Review of Multiliteracies: Literacy Learning and the Design of Social Futures by Cope & Kalantzis

Multiliteracies: Literacy Learning and the Design of Social Futures Edited by Bill Cope & Mary Kalantzis

Routledge, 2000

ISBN: 978 0415 21421 1

September 1994 should be regarded as a landmark in the recent history of literacy studies. Or maybe it should be spring 1996 – either will do, because the autumn of 1994 was when the New London Group first met, and 1996 the date when their jointly authored paper ‘A Pedagogy of Multiliteracies’ was first published in the Harvard Education Review. To explain: New London is the name of the place in the US where the group met, where Courtney Cazden, Bill Cope, Norman Fairclough, Jim Gee and Mary Kalantzis, joined forces with Gunther Kress, Allan Luke, Carmen Luke, Sarah Michaels, Martin Nakata and Joseph Lo Bianco to discuss how literacy pedagogy might adapt to suit the changing context of the late twentieth century. Despite the impressive range of expertise it was an ambitious undertaking, but one that was nothing if not generative and, with the benefit of hindsight, highly influential. By the time the book Multiliteracies was published, the project had gathered momentum, had attracted new voices and was beginning to influence debate amongst literacy educators in much of the English-speaking world, and elsewhere too.
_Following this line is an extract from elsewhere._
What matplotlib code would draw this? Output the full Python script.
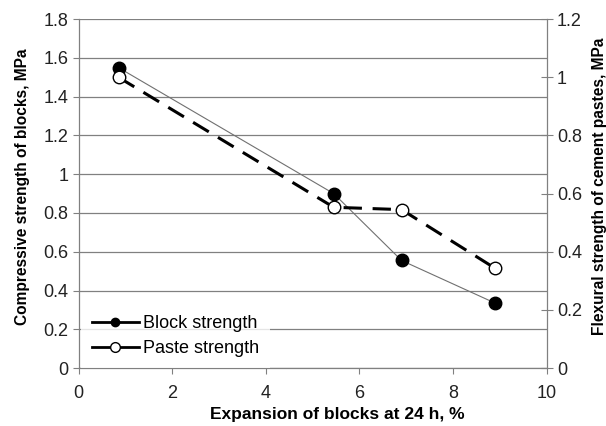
import matplotlib
matplotlib.use("Agg")
import matplotlib.pyplot as plt

plt.rcParams["font.family"] = ["Liberation Sans", "DejaVu Sans"]

expansion = [0.85, 5.45, 6.9, 8.9]
block_strength = [1.55, 0.90, 0.555, 0.335]
paste_strength = [1.0, 0.553, 0.545, 0.343]

left_ticks = [0, 0.2, 0.4, 0.6, 0.8, 1.0, 1.2, 1.4, 1.6, 1.8]
left_labels = ["0", "0.2", "0.4", "0.6", "0.8", "1", "1.2", "1.4", "1.6", "1.8"]
right_ticks = [0, 0.2, 0.4, 0.6, 0.8, 1.0, 1.2]
right_labels = ["0", "0.2", "0.4", "0.6", "0.8", "1", "1.2"]
x_ticks = [0, 2, 4, 6, 8, 10]

gray = "#808080"

fig = plt.figure(figsize=(6.06, 4.26), dpi=100)
ax = fig.add_axes([0.130, 0.136, 0.772, 0.819])
ax2 = ax.twinx()

ax.set_xlim(0, 10)
ax.set_ylim(0, 1.8)
ax2.set_ylim(0, 1.2)

ax.set_xticks(x_ticks)
ax.set_yticks(left_ticks)
ax.set_yticklabels(left_labels)
ax2.set_yticks(right_ticks)
ax2.set_yticklabels(right_labels)

ax.grid(axis="y", color=gray, linewidth=0.9)
ax.set_axisbelow(True)

for a in (ax, ax2):
    for s in a.spines.values():
        s.set_color(gray)
        s.set_linewidth(0.9)
    a.spines["top"].set_visible(False)
ax.spines["right"].set_visible(False)
ax2.spines["left"].set_visible(False)
ax2.spines["bottom"].set_visible(False)

ax.tick_params(axis="both", direction="out", length=4, color=gray,
               labelsize=13, labelcolor="#222222")
ax.tick_params(axis="x", pad=8)
ax2.tick_params(axis="y", direction="inout", length=8, color=gray,
                labelsize=13, labelcolor="#222222")

ax.plot(expansion, block_strength, color="#707070", linewidth=0.8,
        marker="o", markersize=9, markerfacecolor="black",
        markeredgecolor="black", zorder=3)
ax2.plot(expansion, paste_strength, color="black", linewidth=2.2,
         linestyle=(0, (6, 3.5)), marker="o", markersize=9,
         markerfacecolor="white", markeredgecolor="black",
         markeredgewidth=1.0, zorder=3)

# legend handles drawn solid and black like the original
h1 = plt.Line2D([], [], color="black", linewidth=2, marker="o", markersize=6,
                markerfacecolor="black", markeredgecolor="black")
h2 = plt.Line2D([], [], color="black", linewidth=2, marker="o", markersize=7,
                markerfacecolor="white", markeredgecolor="black")
leg = ax2.legend([h1, h2], ["Block strength", "Paste strength"],
                 loc="lower left", bbox_to_anchor=(0.005, 0.0), frameon=True,
                 fontsize=13, handlelength=2.6, borderaxespad=0.3,
                 labelspacing=0.45, handletextpad=0.25, borderpad=0.3)
leg.get_frame().set_facecolor("white")
leg.get_frame().set_edgecolor("none")
leg.get_frame().set_boxstyle("square", pad=0.3)

ax.set_xlabel("Expansion of blocks at 24 h, %", fontsize=12.5,
              fontweight="bold")
ax.xaxis.set_label_coords(0.553, -0.112)
ax.set_ylabel("Compressive strength of blocks, MPa", fontsize=11.2,
              fontweight="bold")
ax.yaxis.set_label_coords(-0.104, 0.52)
ax2.set_ylabel("Flexural strength of cement pastes, MPa", fontsize=11.2,
               fontweight="bold", rotation=90)
ax2.yaxis.set_label_coords(1.097, 0.52)

fig.savefig("out.png", dpi=100)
If nothing else Multiliteracies is an edited collection which introduces the reader to some of the most influential voices that have shaped, and continue to shape current thinking about literacy and literacy education. For example, two chapters by Kress pre-figure the work on multimodality that was later fleshed out in Literacy in the New Media Age (2003), whereas Gee, not yet into videogames, introduces us to the theme of ‘portfolio people’, those with what we might now call 21st century skills, a theme that he was to return to in Situated Language and Learning (2004). Alongside this there is an excellent chapter by Carmen Luke on new technology, and a carefully articulated defence of language diversity from Lo Bianco, who argues that a multiliteracies pedagogy must also be a multilingual one. But it is the editorial voice of Cope and Kalantzis that gives the book its coherence. It is their emphasis on curriculum design and pedagogy that draws on the ideas of the others, fashioning it into a clear agenda for change. These ideas are still potent and continue to inform their work as well as the work of others, even in the face of successive waves of ‘reform’ in which highly structured curricula have been imposed on education systems, often with the effect of stifling innovation and professional creativity.

The book is organised into five parts, an introductory section on multiliteracies is followed by a further three that detail the ‘why’, ‘what’ and ‘how’ of the theme. The concluding part – a personal favourite – looks at some early projects that show multiliteracies in practice. Newfield and Stein and then Bond write about their work in South Africa, and Cazden looks at four programmes that embody New London Group principles in the US. Threading through and giving unity to these examples are four pedagogical principles: situated practice, overt instruction, critical framing and transformed practice and these are key to an understanding of what multiliteracies is all about. They can also be clearly seen at work in a fascinating chapter by Michaels and Sohmer who give a detailed analysis of children’s learning in science lessons. Despite the attempt to establish unity, the Multiliteracies book also provides a platform for some distinct and diverse voices. For example Fairclough, in searching for a foundational theory of language in an era of rapid social and cultural change, flies the flag for critical discourse analysis as a way of understanding the ‘dynamic negotiation of cultural and linguistic difference’ – a central concern of the New London Group. Fairclough focuses on the tension between conformity and diversity that is engendered by marketisation and globalisation.

In contrast to Fairclough’s theoretically dense chapter, Nakata’s fine-grained analysis of literacy amongst Torres Strait Islanders is a highly specific and localised account told with a strong personal voice. Nakata draws out the same themes and the same tensions as Fairclough, albeit from a different position. And this is the real attraction of the Multiliteracies book – the way in which the individual voices and the different chapters play off each other in different ways over successive readings. In the final analysis I’m not sure that I would frame my work in terms of multiliteracies, but yet I still feel enormous gratitude to the inspirational work of Cope and Kalantzis and the way in which they brought these luminaries together. Even if we can’t agree on a landmark date, Multliteracies should be considered as landmark in itself.

Guy Merchant, Sheffield Hallam University

References

Kress, G. (2003) Literacy in the New Media Age London: Routledge.
Gee, J.P. (2004) Situated Language and Learning: A critique of traditional schooling

London: Routledge.The New London Group (1996) ‘A Pedagogy of Multiliteracies: Designing Social Futures.’

Harvard Education Review 66:1 pp.60-92.